[Dataset extract start]

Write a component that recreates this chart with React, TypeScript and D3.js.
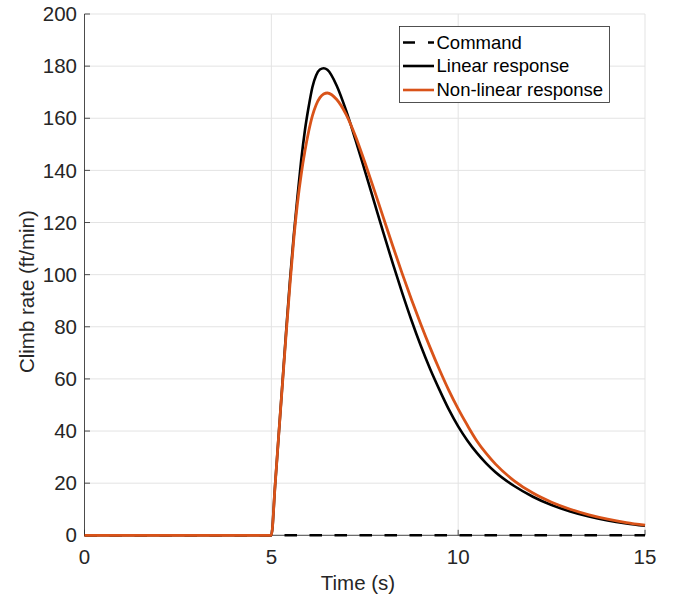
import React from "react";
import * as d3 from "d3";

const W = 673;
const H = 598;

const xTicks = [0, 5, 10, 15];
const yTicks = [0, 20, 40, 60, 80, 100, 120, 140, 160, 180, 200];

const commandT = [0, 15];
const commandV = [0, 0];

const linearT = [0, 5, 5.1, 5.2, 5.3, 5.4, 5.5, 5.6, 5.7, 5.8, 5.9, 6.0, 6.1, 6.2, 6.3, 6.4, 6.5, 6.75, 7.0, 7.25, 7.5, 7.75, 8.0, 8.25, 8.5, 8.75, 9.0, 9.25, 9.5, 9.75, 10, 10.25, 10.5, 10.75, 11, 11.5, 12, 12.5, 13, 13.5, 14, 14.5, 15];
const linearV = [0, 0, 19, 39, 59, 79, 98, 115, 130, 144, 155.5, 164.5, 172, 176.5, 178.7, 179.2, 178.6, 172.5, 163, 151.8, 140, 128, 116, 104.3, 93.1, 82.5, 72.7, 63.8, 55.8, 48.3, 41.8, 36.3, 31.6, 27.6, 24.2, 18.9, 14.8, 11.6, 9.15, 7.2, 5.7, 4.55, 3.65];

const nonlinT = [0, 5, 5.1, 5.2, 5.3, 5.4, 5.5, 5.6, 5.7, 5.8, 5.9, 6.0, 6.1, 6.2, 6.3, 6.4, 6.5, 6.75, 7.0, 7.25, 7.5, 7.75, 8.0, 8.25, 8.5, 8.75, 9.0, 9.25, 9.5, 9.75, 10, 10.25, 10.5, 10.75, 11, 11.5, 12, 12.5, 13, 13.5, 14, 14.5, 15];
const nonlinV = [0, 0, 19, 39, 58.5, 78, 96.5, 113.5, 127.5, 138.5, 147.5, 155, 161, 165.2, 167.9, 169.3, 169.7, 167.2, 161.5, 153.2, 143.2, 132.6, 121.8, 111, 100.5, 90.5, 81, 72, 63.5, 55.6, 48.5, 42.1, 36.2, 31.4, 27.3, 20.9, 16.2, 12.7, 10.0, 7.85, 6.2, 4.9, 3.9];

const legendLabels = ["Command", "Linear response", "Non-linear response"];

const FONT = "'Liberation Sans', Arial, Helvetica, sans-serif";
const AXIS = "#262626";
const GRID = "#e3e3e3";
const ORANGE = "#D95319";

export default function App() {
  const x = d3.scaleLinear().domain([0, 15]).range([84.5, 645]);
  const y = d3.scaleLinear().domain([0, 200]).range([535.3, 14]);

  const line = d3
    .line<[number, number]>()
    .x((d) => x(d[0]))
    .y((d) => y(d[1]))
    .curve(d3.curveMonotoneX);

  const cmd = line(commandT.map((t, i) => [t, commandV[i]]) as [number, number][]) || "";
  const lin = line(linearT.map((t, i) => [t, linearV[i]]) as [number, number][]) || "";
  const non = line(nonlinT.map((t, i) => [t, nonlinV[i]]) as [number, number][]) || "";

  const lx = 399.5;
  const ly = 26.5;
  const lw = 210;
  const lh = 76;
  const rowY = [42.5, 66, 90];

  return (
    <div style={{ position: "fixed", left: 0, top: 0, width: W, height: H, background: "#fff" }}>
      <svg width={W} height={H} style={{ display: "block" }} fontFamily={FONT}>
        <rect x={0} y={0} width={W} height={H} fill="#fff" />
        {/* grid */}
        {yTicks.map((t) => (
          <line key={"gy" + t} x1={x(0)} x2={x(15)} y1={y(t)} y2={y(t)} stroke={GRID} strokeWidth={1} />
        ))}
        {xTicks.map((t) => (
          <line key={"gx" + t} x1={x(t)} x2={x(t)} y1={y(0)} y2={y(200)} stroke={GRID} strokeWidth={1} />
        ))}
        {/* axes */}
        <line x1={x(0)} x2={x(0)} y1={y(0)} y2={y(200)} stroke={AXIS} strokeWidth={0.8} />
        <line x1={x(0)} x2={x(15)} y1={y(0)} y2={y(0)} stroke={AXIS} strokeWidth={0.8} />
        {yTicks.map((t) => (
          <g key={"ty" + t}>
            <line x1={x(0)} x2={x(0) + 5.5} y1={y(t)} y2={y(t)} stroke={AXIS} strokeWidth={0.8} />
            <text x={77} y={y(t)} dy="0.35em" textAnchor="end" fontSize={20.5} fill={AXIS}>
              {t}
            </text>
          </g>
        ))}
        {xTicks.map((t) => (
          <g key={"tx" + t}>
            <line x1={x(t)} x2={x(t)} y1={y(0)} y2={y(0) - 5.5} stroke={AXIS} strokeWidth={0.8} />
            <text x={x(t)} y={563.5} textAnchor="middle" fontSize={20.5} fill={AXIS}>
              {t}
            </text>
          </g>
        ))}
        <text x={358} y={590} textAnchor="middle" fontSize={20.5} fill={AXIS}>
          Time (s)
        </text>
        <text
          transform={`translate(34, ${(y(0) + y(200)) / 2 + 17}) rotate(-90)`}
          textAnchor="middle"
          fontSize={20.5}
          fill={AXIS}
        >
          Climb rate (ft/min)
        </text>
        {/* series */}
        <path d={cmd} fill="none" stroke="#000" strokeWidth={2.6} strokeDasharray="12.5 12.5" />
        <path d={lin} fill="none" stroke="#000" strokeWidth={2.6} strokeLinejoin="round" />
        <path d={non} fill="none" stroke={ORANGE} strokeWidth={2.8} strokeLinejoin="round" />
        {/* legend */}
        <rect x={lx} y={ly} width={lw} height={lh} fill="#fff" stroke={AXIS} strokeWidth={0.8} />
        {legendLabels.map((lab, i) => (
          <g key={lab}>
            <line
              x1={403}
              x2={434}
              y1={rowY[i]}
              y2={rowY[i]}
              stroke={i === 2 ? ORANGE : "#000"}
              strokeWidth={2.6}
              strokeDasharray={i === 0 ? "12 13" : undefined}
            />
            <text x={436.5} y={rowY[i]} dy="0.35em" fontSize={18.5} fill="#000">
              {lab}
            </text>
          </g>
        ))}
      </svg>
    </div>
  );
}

[Dataset extract end]

• Exercise aim
Take the listing above and restate it word for word, without its pictures.

• Solution
Write a component that recreates this chart with React, TypeScript and D3.js.
import React from "react";
import * as d3 from "d3";

const W = 673;
const H = 598;

const xTicks = [0, 5, 10, 15];
const yTicks = [0, 20, 40, 60, 80, 100, 120, 140, 160, 180, 200];

const commandT = [0, 15];
const commandV = [0, 0];

const linearT = [0, 5, 5.1, 5.2, 5.3, 5.4, 5.5, 5.6, 5.7, 5.8, 5.9, 6.0, 6.1, 6.2, 6.3, 6.4, 6.5, 6.75, 7.0, 7.25, 7.5, 7.75, 8.0, 8.25, 8.5, 8.75, 9.0, 9.25, 9.5, 9.75, 10, 10.25, 10.5, 10.75, 11, 11.5, 12, 12.5, 13, 13.5, 14, 14.5, 15];
const linearV = [0, 0, 19, 39, 59, 79, 98, 115, 130, 144, 155.5, 164.5, 172, 176.5, 178.7, 179.2, 178.6, 172.5, 163, 151.8, 140, 128, 116, 104.3, 93.1, 82.5, 72.7, 63.8, 55.8, 48.3, 41.8, 36.3, 31.6, 27.6, 24.2, 18.9, 14.8, 11.6, 9.15, 7.2, 5.7, 4.55, 3.65];

const nonlinT = [0, 5, 5.1, 5.2, 5.3, 5.4, 5.5, 5.6, 5.7, 5.8, 5.9, 6.0, 6.1, 6.2, 6.3, 6.4, 6.5, 6.75, 7.0, 7.25, 7.5, 7.75, 8.0, 8.25, 8.5, 8.75, 9.0, 9.25, 9.5, 9.75, 10, 10.25, 10.5, 10.75, 11, 11.5, 12, 12.5, 13, 13.5, 14, 14.5, 15];
const nonlinV = [0, 0, 19, 39, 58.5, 78, 96.5, 113.5, 127.5, 138.5, 147.5, 155, 161, 165.2, 167.9, 169.3, 169.7, 167.2, 161.5, 153.2, 143.2, 132.6, 121.8, 111, 100.5, 90.5, 81, 72, 63.5, 55.6, 48.5, 42.1, 36.2, 31.4, 27.3, 20.9, 16.2, 12.7, 10.0, 7.85, 6.2, 4.9, 3.9];

const legendLabels = ["Command", "Linear response", "Non-linear response"];

const FONT = "'Liberation Sans', Arial, Helvetica, sans-serif";
const AXIS = "#262626";
const GRID = "#e3e3e3";
const ORANGE = "#D95319";

export default function App() {
  const x = d3.scaleLinear().domain([0, 15]).range([84.5, 645]);
  const y = d3.scaleLinear().domain([0, 200]).range([535.3, 14]);

  const line = d3
    .line<[number, number]>()
    .x((d) => x(d[0]))
    .y((d) => y(d[1]))
    .curve(d3.curveMonotoneX);

  const cmd = line(commandT.map((t, i) => [t, commandV[i]]) as [number, number][]) || "";
  const lin = line(linearT.map((t, i) => [t, linearV[i]]) as [number, number][]) || "";
  const non = line(nonlinT.map((t, i) => [t, nonlinV[i]]) as [number, number][]) || "";

  const lx = 399.5;
  const ly = 26.5;
  const lw = 210;
  const lh = 76;
  const rowY = [42.5, 66, 90];

  return (
    <div style={{ position: "fixed", left: 0, top: 0, width: W, height: H, background: "#fff" }}>
      <svg width={W} height={H} style={{ display: "block" }} fontFamily={FONT}>
        <rect x={0} y={0} width={W} height={H} fill="#fff" />
        {/* grid */}
        {yTicks.map((t) => (
          <line key={"gy" + t} x1={x(0)} x2={x(15)} y1={y(t)} y2={y(t)} stroke={GRID} strokeWidth={1} />
        ))}
        {xTicks.map((t) => (
          <line key={"gx" + t} x1={x(t)} x2={x(t)} y1={y(0)} y2={y(200)} stroke={GRID} strokeWidth={1} />
        ))}
        {/* axes */}
        <line x1={x(0)} x2={x(0)} y1={y(0)} y2={y(200)} stroke={AXIS} strokeWidth={0.8} />
        <line x1={x(0)} x2={x(15)} y1={y(0)} y2={y(0)} stroke={AXIS} strokeWidth={0.8} />
        {yTicks.map((t) => (
          <g key={"ty" + t}>
            <line x1={x(0)} x2={x(0) + 5.5} y1={y(t)} y2={y(t)} stroke={AXIS} strokeWidth={0.8} />
            <text x={77} y={y(t)} dy="0.35em" textAnchor="end" fontSize={20.5} fill={AXIS}>
              {t}
            </text>
          </g>
        ))}
        {xTicks.map((t) => (
          <g key={"tx" + t}>
            <line x1={x(t)} x2={x(t)} y1={y(0)} y2={y(0) - 5.5} stroke={AXIS} strokeWidth={0.8} />
            <text x={x(t)} y={563.5} textAnchor="middle" fontSize={20.5} fill={AXIS}>
              {t}
            </text>
          </g>
        ))}
        <text x={358} y={590} textAnchor="middle" fontSize={20.5} fill={AXIS}>
          Time (s)
        </text>
        <text
          transform={`translate(34, ${(y(0) + y(200)) / 2 + 17}) rotate(-90)`}
          textAnchor="middle"
          fontSize={20.5}
          fill={AXIS}
        >
          Climb rate (ft/min)
        </text>
        {/* series */}
        <path d={cmd} fill="none" stroke="#000" strokeWidth={2.6} strokeDasharray="12.5 12.5" />
        <path d={lin} fill="none" stroke="#000" strokeWidth={2.6} strokeLinejoin="round" />
        <path d={non} fill="none" stroke={ORANGE} strokeWidth={2.8} strokeLinejoin="round" />
        {/* legend */}
        <rect x={lx} y={ly} width={lw} height={lh} fill="#fff" stroke={AXIS} strokeWidth={0.8} />
        {legendLabels.map((lab, i) => (
          <g key={lab}>
            <line
              x1={403}
              x2={434}
              y1={rowY[i]}
              y2={rowY[i]}
              stroke={i === 2 ? ORANGE : "#000"}
              strokeWidth={2.6}
              strokeDasharray={i === 0 ? "12 13" : undefined}
            />
            <text x={436.5} y={rowY[i]} dy="0.35em" fontSize={18.5} fill="#000">
              {lab}
            </text>
          </g>
        ))}
      </svg>
    </div>
  );
}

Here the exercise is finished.